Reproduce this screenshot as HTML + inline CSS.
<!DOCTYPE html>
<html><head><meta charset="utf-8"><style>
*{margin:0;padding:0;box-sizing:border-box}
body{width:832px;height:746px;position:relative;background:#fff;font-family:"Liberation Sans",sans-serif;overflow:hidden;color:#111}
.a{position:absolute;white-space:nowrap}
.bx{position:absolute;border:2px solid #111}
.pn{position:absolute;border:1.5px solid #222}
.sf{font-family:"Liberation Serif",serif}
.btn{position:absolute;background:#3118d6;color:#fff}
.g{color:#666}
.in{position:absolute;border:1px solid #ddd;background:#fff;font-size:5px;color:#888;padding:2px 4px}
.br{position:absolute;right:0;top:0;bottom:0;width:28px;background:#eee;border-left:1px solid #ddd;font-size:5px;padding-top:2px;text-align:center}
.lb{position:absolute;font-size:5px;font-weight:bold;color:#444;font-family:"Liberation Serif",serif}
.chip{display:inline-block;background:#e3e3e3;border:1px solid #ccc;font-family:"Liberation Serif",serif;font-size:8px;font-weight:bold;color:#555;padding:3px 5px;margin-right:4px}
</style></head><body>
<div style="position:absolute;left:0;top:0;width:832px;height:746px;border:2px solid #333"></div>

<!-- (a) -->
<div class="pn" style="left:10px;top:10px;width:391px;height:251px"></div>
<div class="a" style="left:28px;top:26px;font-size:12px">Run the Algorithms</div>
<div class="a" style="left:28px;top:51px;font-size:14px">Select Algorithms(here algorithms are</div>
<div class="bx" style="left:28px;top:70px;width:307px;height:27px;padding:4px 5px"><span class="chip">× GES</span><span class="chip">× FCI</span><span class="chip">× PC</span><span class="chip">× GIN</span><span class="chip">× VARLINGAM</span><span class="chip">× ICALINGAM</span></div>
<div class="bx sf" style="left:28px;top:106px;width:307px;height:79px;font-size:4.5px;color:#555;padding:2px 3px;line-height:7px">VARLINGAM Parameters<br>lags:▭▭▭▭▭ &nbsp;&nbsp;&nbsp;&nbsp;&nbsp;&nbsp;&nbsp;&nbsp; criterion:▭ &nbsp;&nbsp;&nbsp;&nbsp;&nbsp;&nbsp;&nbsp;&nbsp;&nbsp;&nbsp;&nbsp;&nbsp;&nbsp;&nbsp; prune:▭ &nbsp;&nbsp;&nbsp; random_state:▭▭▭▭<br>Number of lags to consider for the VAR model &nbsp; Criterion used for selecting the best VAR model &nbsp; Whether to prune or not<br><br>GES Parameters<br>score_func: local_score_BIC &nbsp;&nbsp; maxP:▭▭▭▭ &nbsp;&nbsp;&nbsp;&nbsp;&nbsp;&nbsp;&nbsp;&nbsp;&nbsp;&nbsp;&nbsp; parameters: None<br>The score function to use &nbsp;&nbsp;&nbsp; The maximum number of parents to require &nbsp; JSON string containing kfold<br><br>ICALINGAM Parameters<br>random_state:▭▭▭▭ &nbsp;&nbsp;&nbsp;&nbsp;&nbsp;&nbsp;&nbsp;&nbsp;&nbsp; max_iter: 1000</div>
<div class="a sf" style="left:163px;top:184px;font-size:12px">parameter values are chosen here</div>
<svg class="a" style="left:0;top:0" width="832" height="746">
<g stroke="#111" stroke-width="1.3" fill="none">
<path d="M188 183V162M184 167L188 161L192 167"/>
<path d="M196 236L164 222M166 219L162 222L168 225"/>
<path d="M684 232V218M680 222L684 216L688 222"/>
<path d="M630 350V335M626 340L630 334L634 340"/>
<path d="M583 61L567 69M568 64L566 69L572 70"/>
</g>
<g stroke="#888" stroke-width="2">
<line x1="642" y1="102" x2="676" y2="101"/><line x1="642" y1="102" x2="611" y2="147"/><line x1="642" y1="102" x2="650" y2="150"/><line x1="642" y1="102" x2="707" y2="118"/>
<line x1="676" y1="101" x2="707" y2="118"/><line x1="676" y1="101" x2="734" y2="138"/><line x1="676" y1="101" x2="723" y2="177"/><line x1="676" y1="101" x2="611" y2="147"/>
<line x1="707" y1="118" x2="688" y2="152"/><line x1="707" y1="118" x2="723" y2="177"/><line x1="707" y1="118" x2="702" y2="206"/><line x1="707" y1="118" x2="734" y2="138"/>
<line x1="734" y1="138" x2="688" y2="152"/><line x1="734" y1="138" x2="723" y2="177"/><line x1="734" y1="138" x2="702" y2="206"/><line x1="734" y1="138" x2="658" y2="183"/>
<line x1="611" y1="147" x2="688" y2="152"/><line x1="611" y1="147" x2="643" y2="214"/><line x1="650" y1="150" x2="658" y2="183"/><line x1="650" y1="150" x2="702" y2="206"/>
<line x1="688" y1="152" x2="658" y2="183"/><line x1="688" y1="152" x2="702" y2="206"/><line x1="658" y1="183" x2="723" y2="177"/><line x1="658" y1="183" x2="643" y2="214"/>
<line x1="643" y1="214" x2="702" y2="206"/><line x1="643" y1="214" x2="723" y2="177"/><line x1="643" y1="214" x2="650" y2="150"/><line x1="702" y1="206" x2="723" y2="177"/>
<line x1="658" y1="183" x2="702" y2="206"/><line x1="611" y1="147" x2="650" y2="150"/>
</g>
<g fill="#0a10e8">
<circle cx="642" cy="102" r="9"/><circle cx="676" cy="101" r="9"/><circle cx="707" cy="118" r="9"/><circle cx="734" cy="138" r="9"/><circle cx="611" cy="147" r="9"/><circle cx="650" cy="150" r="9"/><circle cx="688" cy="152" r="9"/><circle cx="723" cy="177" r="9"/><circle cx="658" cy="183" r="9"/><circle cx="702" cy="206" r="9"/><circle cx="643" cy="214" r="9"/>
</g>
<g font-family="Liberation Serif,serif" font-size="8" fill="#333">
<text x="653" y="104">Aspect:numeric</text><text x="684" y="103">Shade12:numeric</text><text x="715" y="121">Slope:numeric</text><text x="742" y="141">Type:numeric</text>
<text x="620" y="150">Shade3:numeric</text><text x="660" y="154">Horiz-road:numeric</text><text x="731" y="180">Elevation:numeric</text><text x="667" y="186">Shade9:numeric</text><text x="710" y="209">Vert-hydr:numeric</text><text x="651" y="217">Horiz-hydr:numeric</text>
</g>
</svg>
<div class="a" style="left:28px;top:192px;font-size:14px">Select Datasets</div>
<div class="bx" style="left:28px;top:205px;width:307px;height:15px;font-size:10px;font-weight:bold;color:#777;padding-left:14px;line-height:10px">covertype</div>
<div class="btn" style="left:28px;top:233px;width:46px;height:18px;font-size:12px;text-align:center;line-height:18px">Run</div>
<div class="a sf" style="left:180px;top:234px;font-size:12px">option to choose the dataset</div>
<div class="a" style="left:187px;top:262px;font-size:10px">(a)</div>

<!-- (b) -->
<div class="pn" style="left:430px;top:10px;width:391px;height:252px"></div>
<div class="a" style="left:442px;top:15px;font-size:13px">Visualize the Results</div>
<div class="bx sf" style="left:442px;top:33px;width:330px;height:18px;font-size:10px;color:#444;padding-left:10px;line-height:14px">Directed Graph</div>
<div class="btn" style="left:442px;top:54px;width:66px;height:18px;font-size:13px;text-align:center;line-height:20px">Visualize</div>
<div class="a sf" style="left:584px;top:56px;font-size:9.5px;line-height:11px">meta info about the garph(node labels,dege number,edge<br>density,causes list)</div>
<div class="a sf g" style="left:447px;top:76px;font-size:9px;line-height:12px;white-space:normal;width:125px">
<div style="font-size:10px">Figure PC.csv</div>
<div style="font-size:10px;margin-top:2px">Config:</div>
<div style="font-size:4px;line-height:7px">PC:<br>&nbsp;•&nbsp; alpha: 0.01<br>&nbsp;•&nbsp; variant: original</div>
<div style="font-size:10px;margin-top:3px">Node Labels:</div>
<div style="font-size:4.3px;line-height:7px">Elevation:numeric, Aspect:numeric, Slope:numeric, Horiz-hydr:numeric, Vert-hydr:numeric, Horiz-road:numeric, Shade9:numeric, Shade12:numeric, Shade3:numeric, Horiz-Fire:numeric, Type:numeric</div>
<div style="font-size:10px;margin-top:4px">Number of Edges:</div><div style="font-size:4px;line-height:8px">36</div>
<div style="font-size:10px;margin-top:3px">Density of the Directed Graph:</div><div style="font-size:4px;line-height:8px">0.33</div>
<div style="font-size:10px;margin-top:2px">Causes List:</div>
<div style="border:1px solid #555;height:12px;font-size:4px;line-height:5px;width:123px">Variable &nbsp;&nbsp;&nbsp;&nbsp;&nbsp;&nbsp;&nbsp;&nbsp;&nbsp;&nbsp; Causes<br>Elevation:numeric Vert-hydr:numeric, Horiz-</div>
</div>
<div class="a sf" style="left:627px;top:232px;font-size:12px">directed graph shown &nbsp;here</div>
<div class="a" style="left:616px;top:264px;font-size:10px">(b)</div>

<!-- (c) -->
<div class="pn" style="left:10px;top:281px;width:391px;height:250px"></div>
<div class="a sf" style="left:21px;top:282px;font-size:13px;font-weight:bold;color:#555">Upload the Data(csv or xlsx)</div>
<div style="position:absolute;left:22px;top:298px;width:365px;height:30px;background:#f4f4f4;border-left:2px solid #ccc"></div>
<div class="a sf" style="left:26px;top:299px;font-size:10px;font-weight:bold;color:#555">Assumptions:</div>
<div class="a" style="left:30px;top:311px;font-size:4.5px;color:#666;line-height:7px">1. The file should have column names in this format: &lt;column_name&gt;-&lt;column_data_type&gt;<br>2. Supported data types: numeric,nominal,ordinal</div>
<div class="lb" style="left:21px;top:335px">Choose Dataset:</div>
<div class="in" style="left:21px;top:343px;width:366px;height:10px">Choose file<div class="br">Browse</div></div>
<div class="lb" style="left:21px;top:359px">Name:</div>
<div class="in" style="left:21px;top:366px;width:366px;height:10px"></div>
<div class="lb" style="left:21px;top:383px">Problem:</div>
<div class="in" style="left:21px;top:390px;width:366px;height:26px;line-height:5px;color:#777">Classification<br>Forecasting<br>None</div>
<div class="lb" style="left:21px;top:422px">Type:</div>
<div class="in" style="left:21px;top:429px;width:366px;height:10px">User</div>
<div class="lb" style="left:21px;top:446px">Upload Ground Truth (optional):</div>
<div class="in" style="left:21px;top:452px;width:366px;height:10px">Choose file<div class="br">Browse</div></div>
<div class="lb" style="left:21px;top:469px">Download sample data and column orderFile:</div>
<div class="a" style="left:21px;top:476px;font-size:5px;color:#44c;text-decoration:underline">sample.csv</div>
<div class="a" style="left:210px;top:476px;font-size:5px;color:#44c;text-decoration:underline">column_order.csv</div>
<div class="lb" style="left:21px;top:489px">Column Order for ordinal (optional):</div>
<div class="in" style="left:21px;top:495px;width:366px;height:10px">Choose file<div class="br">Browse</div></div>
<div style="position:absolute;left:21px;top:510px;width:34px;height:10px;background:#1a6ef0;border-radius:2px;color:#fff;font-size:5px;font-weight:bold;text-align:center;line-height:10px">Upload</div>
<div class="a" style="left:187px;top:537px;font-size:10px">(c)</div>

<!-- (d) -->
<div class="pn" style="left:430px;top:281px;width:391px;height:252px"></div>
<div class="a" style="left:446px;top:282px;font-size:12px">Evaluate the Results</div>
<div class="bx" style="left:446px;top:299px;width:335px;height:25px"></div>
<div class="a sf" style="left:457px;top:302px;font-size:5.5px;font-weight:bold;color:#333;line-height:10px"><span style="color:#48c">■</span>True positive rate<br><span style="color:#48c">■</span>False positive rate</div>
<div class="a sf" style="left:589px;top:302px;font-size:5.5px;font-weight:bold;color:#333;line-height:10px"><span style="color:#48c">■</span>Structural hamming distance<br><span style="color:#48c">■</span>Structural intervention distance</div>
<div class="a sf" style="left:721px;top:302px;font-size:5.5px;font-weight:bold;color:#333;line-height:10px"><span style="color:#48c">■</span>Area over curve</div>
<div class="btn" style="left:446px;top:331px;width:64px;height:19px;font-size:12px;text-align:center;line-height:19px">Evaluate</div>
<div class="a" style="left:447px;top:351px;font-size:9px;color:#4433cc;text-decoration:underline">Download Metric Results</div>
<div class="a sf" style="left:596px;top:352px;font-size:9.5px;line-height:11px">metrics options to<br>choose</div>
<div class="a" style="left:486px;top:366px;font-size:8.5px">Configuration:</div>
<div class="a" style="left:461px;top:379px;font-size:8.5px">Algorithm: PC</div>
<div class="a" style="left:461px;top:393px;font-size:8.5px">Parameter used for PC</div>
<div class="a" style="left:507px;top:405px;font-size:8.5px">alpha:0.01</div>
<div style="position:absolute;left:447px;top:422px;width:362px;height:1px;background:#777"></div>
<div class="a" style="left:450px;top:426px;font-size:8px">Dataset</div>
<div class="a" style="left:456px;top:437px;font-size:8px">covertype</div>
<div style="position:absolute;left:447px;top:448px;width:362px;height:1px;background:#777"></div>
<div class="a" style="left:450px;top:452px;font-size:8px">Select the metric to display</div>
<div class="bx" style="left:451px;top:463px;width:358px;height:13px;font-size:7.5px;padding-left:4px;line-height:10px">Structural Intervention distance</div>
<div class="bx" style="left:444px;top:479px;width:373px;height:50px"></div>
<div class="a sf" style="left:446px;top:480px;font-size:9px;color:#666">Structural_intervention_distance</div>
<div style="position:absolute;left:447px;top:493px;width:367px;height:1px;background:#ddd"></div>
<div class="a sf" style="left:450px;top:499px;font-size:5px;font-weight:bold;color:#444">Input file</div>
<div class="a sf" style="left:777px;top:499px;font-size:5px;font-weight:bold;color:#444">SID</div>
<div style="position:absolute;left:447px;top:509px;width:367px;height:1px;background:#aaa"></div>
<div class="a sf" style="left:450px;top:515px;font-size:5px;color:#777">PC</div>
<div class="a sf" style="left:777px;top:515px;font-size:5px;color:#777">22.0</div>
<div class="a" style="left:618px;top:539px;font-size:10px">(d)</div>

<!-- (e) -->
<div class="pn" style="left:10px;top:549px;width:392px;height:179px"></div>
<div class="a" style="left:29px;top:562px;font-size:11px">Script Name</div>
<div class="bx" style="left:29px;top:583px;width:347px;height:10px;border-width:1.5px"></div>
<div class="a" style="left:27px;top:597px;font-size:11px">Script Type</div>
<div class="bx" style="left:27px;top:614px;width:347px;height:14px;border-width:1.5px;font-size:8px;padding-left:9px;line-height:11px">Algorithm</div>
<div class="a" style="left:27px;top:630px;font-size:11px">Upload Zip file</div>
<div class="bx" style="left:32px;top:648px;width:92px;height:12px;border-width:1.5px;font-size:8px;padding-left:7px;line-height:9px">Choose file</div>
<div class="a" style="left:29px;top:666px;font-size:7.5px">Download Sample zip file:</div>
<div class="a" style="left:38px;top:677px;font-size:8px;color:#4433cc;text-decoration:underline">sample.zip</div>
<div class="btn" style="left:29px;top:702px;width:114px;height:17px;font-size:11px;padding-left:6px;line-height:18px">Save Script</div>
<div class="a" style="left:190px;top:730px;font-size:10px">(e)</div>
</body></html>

......

• PROBLEM TO WORK ON
From the data above, show each line that contains "inline".

• EXERCISE ANSWER
Reproduce this screenshot as HTML + inline CSS.
.chip{display:inline-block;background:#e3e3e3;border:1px solid #ccc;font-family:"Liberation Serif",serif;font-size:8px;font-weight:bold;color:#555;padding:3px 5px;margin-right:4px}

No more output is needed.